## Task to carry out
Write out the full listing exactly as given, minus the images.

■ ■ ■

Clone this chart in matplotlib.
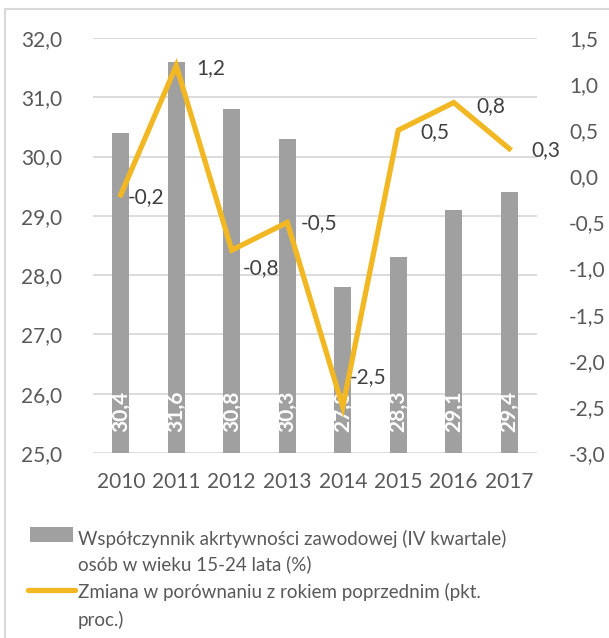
import matplotlib
matplotlib.use("Agg")
import matplotlib.pyplot as plt
from matplotlib.patches import Rectangle
from matplotlib.lines import Line2D

plt.rcParams['font.family'] = ['Lato', 'DejaVu Sans']

years = ["2010", "2011", "2012", "2013", "2014", "2015", "2016", "2017"]
activity_rate = [30.4, 31.6, 30.8, 30.3, 27.8, 28.3, 29.1, 29.4]
yoy_change = [-0.2, 1.2, -0.8, -0.5, -2.5, 0.5, 0.8, 0.3]
left_ticks = [25.0, 26.0, 27.0, 28.0, 29.0, 30.0, 31.0, 32.0]
right_ticks = [-3.0, -2.5, -2.0, -1.5, -1.0, -0.5, 0.0, 0.5, 1.0, 1.5]
bar_legend = ["Współczynnik akrtywności zawodowej (IV kwartale)",
              "osób w wieku 15-24 lata (%)"]
line_legend = ["Zmiana w porównaniu z rokiem poprzednim (pkt.",
               "proc.)"]

BAR_COLOR = "#A0A0A0"
LINE_COLOR = "#F1B823"
GRID_COLOR = "#D9D9D9"
TICK_COLOR = "#595959"
LABEL_COLOR = "#404040"
FS = 15
LEG_FS = 13.5


def pl(v):
    return f"{v:.1f}".replace(".", ",")


W, H = 609, 638
fig = plt.figure(figsize=(W / 100, H / 100), dpi=100)


def fx(px):
    return px / W


def fy(py):
    return 1 - py / H


# outer frame
fig.patches.append(Rectangle((fx(5), -0.1), 1.2, fy(9) + 0.1,
                             transform=fig.transFigure, fill=False,
                             edgecolor=GRID_COLOR, linewidth=1.5))

ax = fig.add_axes([fx(93), fy(453), (537 - 93) / W, (453 - 38) / H])
x = list(range(len(years)))
ax.bar(x, activity_rate, width=0.31, color=BAR_COLOR, zorder=2)
ax.set_ylim(25, 32)
ax.set_xlim(-0.5, len(years) - 0.5)
ax.set_yticks(left_ticks)
ax.set_yticklabels([pl(v) for v in left_ticks])
ax.set_xticks(x)
ax.set_xticklabels(years)
ax.grid(axis="y", color=GRID_COLOR, linewidth=1.3, zorder=0)
for s in ax.spines.values():
    s.set_visible(False)
ax.tick_params(axis="both", length=0, labelsize=FS, labelcolor=TICK_COLOR)
ax.tick_params(axis="y", pad=22)
ax.tick_params(axis="x", pad=14)

for xi, v in zip(x, activity_rate):
    ax.annotate(pl(v), xy=(xi, 25), xytext=(0, 21), textcoords="offset pixels",
                rotation=90, ha="center", va="bottom", color="white",
                fontsize=FS, fontweight="bold", zorder=3)

ax2 = ax.twinx()
ax2.plot(x, yoy_change, color=LINE_COLOR, linewidth=3.8,
         solid_joinstyle="miter", zorder=4)
ax2.set_ylim(-3.0, 1.5)
ax2.set_yticks(right_ticks)
ax2.set_yticklabels([pl(v) for v in right_ticks])
for s in ax2.spines.values():
    s.set_visible(False)
ax2.tick_params(axis="y", length=0, labelsize=FS, labelcolor=TICK_COLOR, pad=23)

label_offsets = [(7, -2), (20, -2), (11, -18), (14, -1), (7, 30), (22, -2), (23, -4), (22, -1)]
for xi, v, (dx, dy) in zip(x, yoy_change, label_offsets):
    ax2.annotate(pl(v), xy=(xi, v), xytext=(dx, dy), textcoords="offset pixels",
                 ha="left", va="center", color=LABEL_COLOR, fontsize=FS, zorder=5)

# legend below the plot: swatches plus wrapped captions
fig.patches.append(Rectangle((fx(30), fy(542)), (73 - 30) / W, (542 - 527) / H,
                             transform=fig.transFigure, facecolor=BAR_COLOR,
                             edgecolor="none"))
fig.lines.append(Line2D([fx(28), fx(75)], [fy(590), fy(590)],
                        transform=fig.transFigure, color=LINE_COLOR,
                        linewidth=3.8, solid_capstyle="round"))
line_y = [537, 563, 590, 618]
for txt, py in zip(bar_legend + line_legend, line_y):
    fig.text(fx(78), fy(py), txt, ha="left", va="center_baseline",
             fontsize=LEG_FS, color=TICK_COLOR)

fig.savefig("out.png", dpi=100)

■ ■ ■

## Response below
Clone this chart in matplotlib.
import matplotlib
matplotlib.use("Agg")
import matplotlib.pyplot as plt
from matplotlib.patches import Rectangle
from matplotlib.lines import Line2D

plt.rcParams['font.family'] = ['Lato', 'DejaVu Sans']

years = ["2010", "2011", "2012", "2013", "2014", "2015", "2016", "2017"]
activity_rate = [30.4, 31.6, 30.8, 30.3, 27.8, 28.3, 29.1, 29.4]
yoy_change = [-0.2, 1.2, -0.8, -0.5, -2.5, 0.5, 0.8, 0.3]
left_ticks = [25.0, 26.0, 27.0, 28.0, 29.0, 30.0, 31.0, 32.0]
right_ticks = [-3.0, -2.5, -2.0, -1.5, -1.0, -0.5, 0.0, 0.5, 1.0, 1.5]
bar_legend = ["Współczynnik akrtywności zawodowej (IV kwartale)",
              "osób w wieku 15-24 lata (%)"]
line_legend = ["Zmiana w porównaniu z rokiem poprzednim (pkt.",
               "proc.)"]

BAR_COLOR = "#A0A0A0"
LINE_COLOR = "#F1B823"
GRID_COLOR = "#D9D9D9"
TICK_COLOR = "#595959"
LABEL_COLOR = "#404040"
FS = 15
LEG_FS = 13.5


def pl(v):
    return f"{v:.1f}".replace(".", ",")


W, H = 609, 638
fig = plt.figure(figsize=(W / 100, H / 100), dpi=100)


def fx(px):
    return px / W


def fy(py):
    return 1 - py / H


# outer frame
fig.patches.append(Rectangle((fx(5), -0.1), 1.2, fy(9) + 0.1,
                             transform=fig.transFigure, fill=False,
                             edgecolor=GRID_COLOR, linewidth=1.5))

ax = fig.add_axes([fx(93), fy(453), (537 - 93) / W, (453 - 38) / H])
x = list(range(len(years)))
ax.bar(x, activity_rate, width=0.31, color=BAR_COLOR, zorder=2)
ax.set_ylim(25, 32)
ax.set_xlim(-0.5, len(years) - 0.5)
ax.set_yticks(left_ticks)
ax.set_yticklabels([pl(v) for v in left_ticks])
ax.set_xticks(x)
ax.set_xticklabels(years)
ax.grid(axis="y", color=GRID_COLOR, linewidth=1.3, zorder=0)
for s in ax.spines.values():
    s.set_visible(False)
ax.tick_params(axis="both", length=0, labelsize=FS, labelcolor=TICK_COLOR)
ax.tick_params(axis="y", pad=22)
ax.tick_params(axis="x", pad=14)

for xi, v in zip(x, activity_rate):
    ax.annotate(pl(v), xy=(xi, 25), xytext=(0, 21), textcoords="offset pixels",
                rotation=90, ha="center", va="bottom", color="white",
                fontsize=FS, fontweight="bold", zorder=3)

ax2 = ax.twinx()
ax2.plot(x, yoy_change, color=LINE_COLOR, linewidth=3.8,
         solid_joinstyle="miter", zorder=4)
ax2.set_ylim(-3.0, 1.5)
ax2.set_yticks(right_ticks)
ax2.set_yticklabels([pl(v) for v in right_ticks])
for s in ax2.spines.values():
    s.set_visible(False)
ax2.tick_params(axis="y", length=0, labelsize=FS, labelcolor=TICK_COLOR, pad=23)

label_offsets = [(7, -2), (20, -2), (11, -18), (14, -1), (7, 30), (22, -2), (23, -4), (22, -1)]
for xi, v, (dx, dy) in zip(x, yoy_change, label_offsets):
    ax2.annotate(pl(v), xy=(xi, v), xytext=(dx, dy), textcoords="offset pixels",
                 ha="left", va="center", color=LABEL_COLOR, fontsize=FS, zorder=5)

# legend below the plot: swatches plus wrapped captions
fig.patches.append(Rectangle((fx(30), fy(542)), (73 - 30) / W, (542 - 527) / H,
                             transform=fig.transFigure, facecolor=BAR_COLOR,
                             edgecolor="none"))
fig.lines.append(Line2D([fx(28), fx(75)], [fy(590), fy(590)],
                        transform=fig.transFigure, color=LINE_COLOR,
                        linewidth=3.8, solid_capstyle="round"))
line_y = [537, 563, 590, 618]
for txt, py in zip(bar_legend + line_legend, line_y):
    fig.text(fx(78), fy(py), txt, ha="left", va="center_baseline",
             fontsize=LEG_FS, color=TICK_COLOR)

fig.savefig("out.png", dpi=100)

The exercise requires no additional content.